* [PROBLEM]:
Count the lines below that contain the word "image" and give only that number.

Charts and diagrams as code

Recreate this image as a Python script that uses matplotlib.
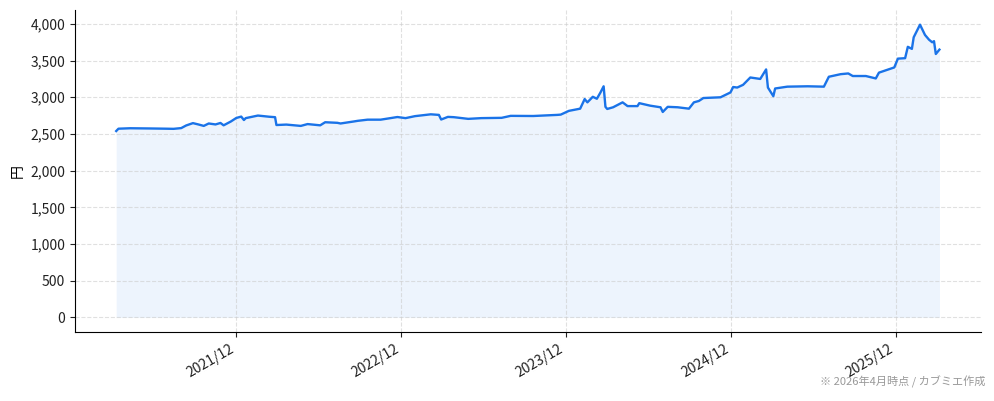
import matplotlib
matplotlib.use('Agg')
import matplotlib.pyplot as plt
import matplotlib.dates as mdates
import matplotlib.ticker as ticker
import pandas as pd

plt.rcParams['font.family'] = ['Noto Sans CJK JP', 'DejaVu Sans']

# 基準価額 (円) — 画像から読み取り
dates = [
    '2021-03-10', '2021-03-15', '2021-04-10', '2021-05-25', '2021-06-28', '2021-07-15',
    '2021-08-01', '2021-08-12', '2021-08-27', '2021-09-08', '2021-09-20', '2021-10-01',
    '2021-10-16', '2021-10-27', '2021-11-03', '2021-11-19', '2021-12-01', '2021-12-12',
    '2021-12-18', '2021-12-22', '2022-01-18', '2022-02-12', '2022-02-25', '2022-02-28',
    '2022-03-22', '2022-04-23', '2022-05-08', '2022-06-05', '2022-06-16', '2022-07-13',
    '2022-07-20', '2022-08-18', '2022-08-27', '2022-09-18', '2022-10-17', '2022-11-23',
    '2022-12-11', '2023-01-01', '2023-02-05', '2023-02-23', '2023-02-28', '2023-03-15',
    '2023-03-28', '2023-04-29', '2023-05-28', '2023-07-12', '2023-08-01', '2023-09-20',
    '2023-11-12', '2023-11-20', '2023-12-08', '2024-01-02', '2024-01-12', '2024-01-18',
    '2024-01-30', '2024-02-08', '2024-02-16', '2024-02-23', '2024-02-27', '2024-03-02',
    '2024-03-15', '2024-04-05', '2024-04-16', '2024-05-08', '2024-05-12', '2024-06-05',
    '2024-06-28', '2024-07-03', '2024-07-14', '2024-08-05', '2024-08-30', '2024-09-10',
    '2024-09-21', '2024-10-01', '2024-11-08', '2024-11-30', '2024-12-06', '2024-12-15',
    '2024-12-28', '2025-01-13', '2025-02-04', '2025-02-17', '2025-02-21', '2025-03-05',
    '2025-03-09', '2025-04-05', '2025-05-20', '2025-06-25', '2025-07-06', '2025-08-01',
    '2025-08-18', '2025-08-28', '2025-09-26', '2025-10-18', '2025-10-25', '2025-11-28',
    '2025-12-06', '2025-12-22', '2025-12-28', '2026-01-06', '2026-01-10', '2026-01-24',
    '2026-02-04', '2026-02-13', '2026-02-20', '2026-02-24', '2026-02-28', '2026-03-08',
]
prices = [
    2540, 2572, 2578, 2575, 2572, 2570,
    2580, 2616, 2648, 2630, 2610, 2643,
    2630, 2650, 2618, 2670, 2718, 2737,
    2690, 2716, 2751, 2735, 2729, 2622,
    2628, 2610, 2635, 2618, 2660, 2652,
    2643, 2670, 2679, 2695, 2695, 2731,
    2716, 2743, 2768, 2760, 2697, 2733,
    2729, 2706, 2716, 2720, 2747, 2745,
    2760, 2764, 2815, 2845, 2976, 2931,
    3007, 2980, 3066, 3150, 2870, 2841,
    2864, 2931, 2880, 2880, 2920, 2886,
    2864, 2800, 2870, 2864, 2845, 2931,
    2950, 2990, 3000, 3066, 3140, 3133,
    3170, 3270, 3250, 3380, 3133, 3015,
    3120, 3145, 3150, 3145, 3280, 3315,
    3325, 3290, 3290, 3257, 3336, 3407,
    3527, 3533, 3688, 3660, 3818, 3990,
    3850, 3785, 3750, 3765, 3590, 3650,
]

x = pd.to_datetime(dates)
line_color = '#1a73e8'

fig = plt.figure(figsize=(9.94, 4.01), dpi=100)
ax = fig.add_axes([0.0755, 0.172, 0.911, 0.803])

ax.plot(x, prices, color=line_color, linewidth=1.7)
ax.fill_between(x, prices, 0, color=line_color, alpha=0.08, linewidth=0)

ax.xaxis.set_major_locator(mdates.MonthLocator(bymonth=12))
ax.xaxis.set_major_formatter(mdates.DateFormatter('%Y/%m'))
ax.yaxis.set_major_locator(ticker.MultipleLocator(500))
ax.yaxis.set_major_formatter(ticker.FuncFormatter(lambda v, p: f'{int(v):,}'))

ax.grid(True, linestyle='--', color='#cccccc', alpha=0.6, linewidth=0.8)
ax.spines['top'].set_visible(False)
ax.spines['right'].set_visible(False)
ax.tick_params(labelsize=10, colors='#222222')
for lbl in ax.get_xticklabels():
    lbl.set_rotation(30)
    lbl.set_ha('right')

ax.set_ylabel('円', fontsize=10)
fig.text(0.991, 0.032, '※ 2026年4月時点 / カブミエ作成', ha='right', va='bottom',
         fontsize=8, color='#999999')

fig.savefig('out.png', dpi=100)
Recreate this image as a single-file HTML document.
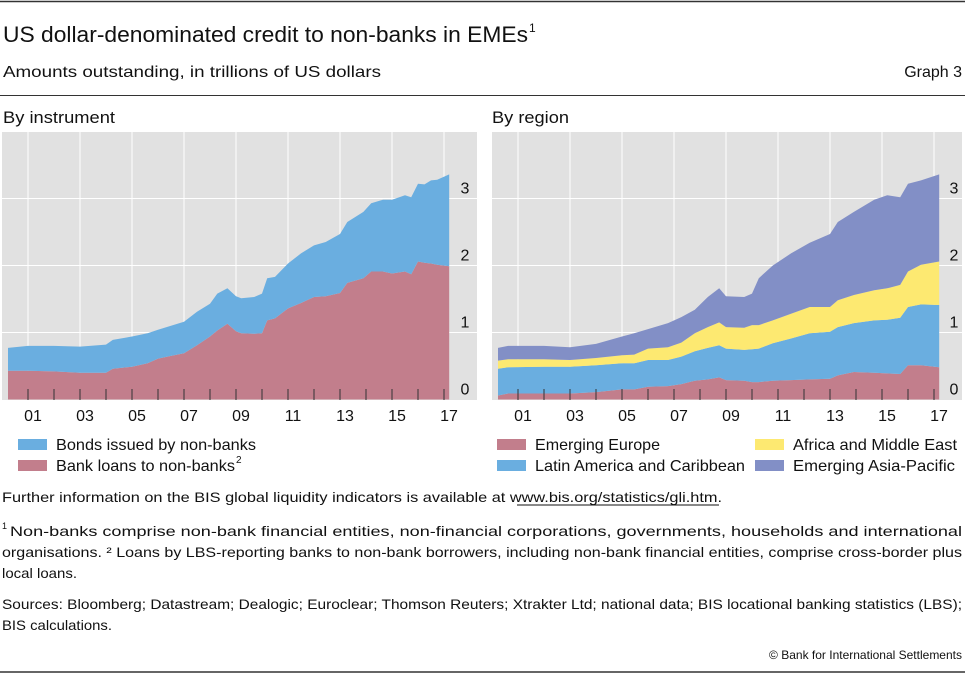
<!DOCTYPE html>
<html><head><meta charset="utf-8"><style>
body{margin:0;background:#fff;}
svg{display:block;font-family:"Liberation Sans",sans-serif;}
</style></head><body>
<svg id="s" width="965" height="674" viewBox="0 0 965 674">
<line x1="0" y1="1.5" x2="965" y2="1.5" stroke="#333" stroke-width="1.5"/>
<text x="3" y="42" font-size="22" fill="#111" textLength="525" lengthAdjust="spacingAndGlyphs">US dollar-denominated credit to non-banks in EMEs</text>
<text x="529" y="32" font-size="12" fill="#111">1</text>
<text x="3" y="77" font-size="16" fill="#111" textLength="378" lengthAdjust="spacingAndGlyphs">Amounts outstanding, in trillions of US dollars</text>
<text x="962" y="77" font-size="16" fill="#111" text-anchor="end">Graph 3</text>
<line x1="0" y1="95.5" x2="965" y2="95.5" stroke="#333" stroke-width="1"/>
<text x="3" y="123" font-size="17" fill="#111" textLength="112" lengthAdjust="spacingAndGlyphs">By instrument</text>
<text x="492" y="123" font-size="17" fill="#111" textLength="77" lengthAdjust="spacingAndGlyphs">By region</text>
<g id="left"></g>
<g id="right"></g>
<g font-size="16" fill="#111">
<rect x="18" y="439" width="29" height="11" fill="#6aaee0"/>
<text x="56" y="450" textLength="200" lengthAdjust="spacingAndGlyphs">Bonds issued by non-banks</text>
<rect x="18" y="460" width="29" height="11" fill="#c27e8c"/>
<text x="56" y="471" textLength="179" lengthAdjust="spacingAndGlyphs">Bank loans to non-banks</text>
<text x="236" y="463" font-size="10">2</text>
</g>
<g font-size="16" fill="#111">
<rect x="497" y="439" width="29" height="11" fill="#c27e8c"/>
<text x="535" y="450" textLength="125" lengthAdjust="spacingAndGlyphs">Emerging Europe</text>
<rect x="497" y="460" width="29" height="11" fill="#6aaee0"/>
<text x="535" y="471" textLength="210" lengthAdjust="spacingAndGlyphs">Latin America and Caribbean</text>
<rect x="755" y="439" width="29" height="11" fill="#fde971"/>
<text x="793" y="450" textLength="164" lengthAdjust="spacingAndGlyphs">Africa and Middle East</text>
<rect x="755" y="460" width="29" height="11" fill="#828fc6"/>
<text x="793" y="471" textLength="162" lengthAdjust="spacingAndGlyphs">Emerging Asia-Pacific</text>
</g>
<g font-size="14" fill="#111">
<text x="2" y="502" textLength="720" lengthAdjust="spacingAndGlyphs">Further information on the BIS global liquidity indicators is available at www.bis.org/statistics/gli.htm.</text>
<line x1="517" y1="505" x2="719" y2="505" stroke="#111" stroke-width="1"/>
<text x="2" y="529" font-size="9">1</text>
<text x="10" y="536" textLength="952" lengthAdjust="spacingAndGlyphs">Non-banks    comprise    non-bank    financial    entities,    non-financial    corporations,    governments,    households    and    international</text>
<text x="2" y="557" textLength="960" lengthAdjust="spacingAndGlyphs">organisations.    ² Loans by LBS-reporting banks to non-bank borrowers, including non-bank financial entities, comprise cross-border plus</text>
<text x="2" y="578" textLength="75" lengthAdjust="spacingAndGlyphs">local loans.</text>
<text x="2" y="609" textLength="960" lengthAdjust="spacingAndGlyphs">Sources: Bloomberg; Datastream; Dealogic; Euroclear; Thomson Reuters; Xtrakter Ltd; national data; BIS locational banking statistics (LBS);</text>
<text x="2" y="630" textLength="110" lengthAdjust="spacingAndGlyphs">BIS calculations.</text>
<text x="962" y="659" font-size="12" text-anchor="end">© Bank for International Settlements</text>
</g>
<line x1="0" y1="672" x2="965" y2="672" stroke="#333" stroke-width="1.5"/>
</svg>
<script>
// Left panel data (year fraction, trillions USD)
const leftTimes = [2000.23,2001.0,2002.0,2003.0,2004.0,2004.26,2005.0,2005.6,2006.0,2006.5,2007.0,2007.5,2008.0,2008.28,2008.67,2009.0,2009.2,2009.7,2010.0,2010.2,2010.5,2011.0,2011.5,2012.0,2012.45,2013.0,2013.28,2013.9,2014.2,2014.65,2015.0,2015.5,2015.74,2016.0,2016.25,2016.5,2016.74,2017.2];
const loans = [.43,.43,.42,.40,.40,.46,.49,.54,.61,.65,.69,.81,.94,1.03,1.13,1.02,.99,.98,.99,1.18,1.21,1.36,1.44,1.53,1.54,1.59,1.74,1.81,1.91,1.91,1.88,1.91,1.87,2.06,2.04,2.03,2.01,1.99];
const bonds = [.34,.37,.38,.39,.42,.43,.45,.45,.43,.45,.47,.50,.49,.55,.53,.52,.52,.55,.59,.63,.62,.67,.74,.77,.81,.88,.91,.99,1.02,1.07,1.10,1.14,1.15,1.16,1.17,1.24,1.27,1.37];
// Right panel data
const rightTimes = [2000.23,2000.62,2002.0,2003.0,2004.0,2005.0,2005.47,2006.0,2006.77,2007.28,2007.8,2008.3,2008.74,2009.0,2009.7,2010.0,2010.26,2010.8,2011.5,2012.22,2013.0,2013.3,2013.92,2014.7,2015.2,2015.7,2016.0,2016.5,2017.2];
const europe = [.06,.09,.09,.09,.11,.15,.15,.19,.20,.23,.28,.30,.33,.29,.28,.26,.26,.28,.29,.30,.31,.36,.41,.40,.39,.38,.51,.51,.48];
const latam = [.40,.39,.40,.40,.40,.39,.39,.40,.39,.41,.44,.47,.48,.47,.46,.49,.50,.56,.62,.69,.70,.72,.73,.78,.80,.84,.87,.91,.93];
const africa = [.12,.12,.11,.10,.11,.12,.13,.17,.19,.21,.27,.31,.34,.32,.33,.36,.35,.34,.37,.39,.37,.40,.42,.45,.47,.49,.53,.59,.65];
const asia = [.19,.20,.20,.19,.21,.28,.32,.29,.36,.38,.35,.45,.51,.46,.46,.47,.70,.82,.90,.96,1.09,1.17,1.24,1.35,1.39,1.31,1.31,1.26,1.30];
const yTicks = [0,1,2,3];
const xLabels = ["01","03","05","07","09","11","13","15","17"];

const NS="http://www.w3.org/2000/svg";
function mk(tag,attrs,parent){const e=document.createElementNS(NS,tag);for(const k in attrs)e.setAttribute(k,attrs[k]);parent.appendChild(e);return e;}
const yScale=v=>399.5-v*67;
function drawPanel(g,x0,x1,times,series,colors,names,lblX){
  const xs=t=>x0+26+(t-2001)*26;
  const bg=mk('rect',{x:x0,y:132,width:x1-x0,height:268,fill:'#e1e1e1'},g);
  
  
  for(let y=2001;y<=2017;y+=2){const l=mk('line',{x1:xs(y),x2:xs(y),y1:132,y2:400,stroke:'#fff','stroke-width':1},g);
    
    }
  yTicks.forEach(v=>{if(v>0){const l=mk('line',{x1:x0,x2:x1,y1:yScale(v),y2:yScale(v),stroke:'#fff','stroke-width':1},g);
    
    }});
  let base=times.map(()=>0);
  series.forEach((s,i)=>{
    const top=base.map((b,j)=>b+s[j]);
    let d='M'+times.map((t,j)=>xs(t).toFixed(1)+','+yScale(top[j]).toFixed(1)).join('L');
    for(let j=times.length-1;j>=0;j--)d+='L'+xs(times[j]).toFixed(1)+','+yScale(base[j]).toFixed(1);
    const p=mk('path',{d:d+'Z',fill:colors[i]},g);
    
    
    base=top;
  });
  for(let y=2001;y<=2017;y++){const l=mk('line',{x1:xs(y),x2:xs(y),y1:389,y2:400,stroke:'#333','stroke-width':1},g);
    
    }
  yTicks.forEach(v=>{const t=mk('text',{x:lblX,y:yScale(v)-5,'font-size':16,fill:'#111','text-anchor':'middle'},g);t.textContent=v;
    
    });
  xLabels.forEach((s,i)=>{const t=mk('text',{x:xs(2001+2*i)+5,y:421,'font-size':16,fill:'#111','text-anchor':'middle'},g);t.textContent=s;
    
    });
}
drawPanel(document.getElementById('left'),2,477,leftTimes,[loans,bonds],['#c27e8c','#6aaee0'],['area-bank-loans','area-bonds'],465);
drawPanel(document.getElementById('right'),492,962,rightTimes,[europe,latam,africa,asia],['#c27e8c','#6aaee0','#fde971','#828fc6'],['area-emerging-europe','area-latin-america','area-africa-middle-east','area-emerging-asia'],954);
</script>
</body></html>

* [WORKED SOLUTION]:
2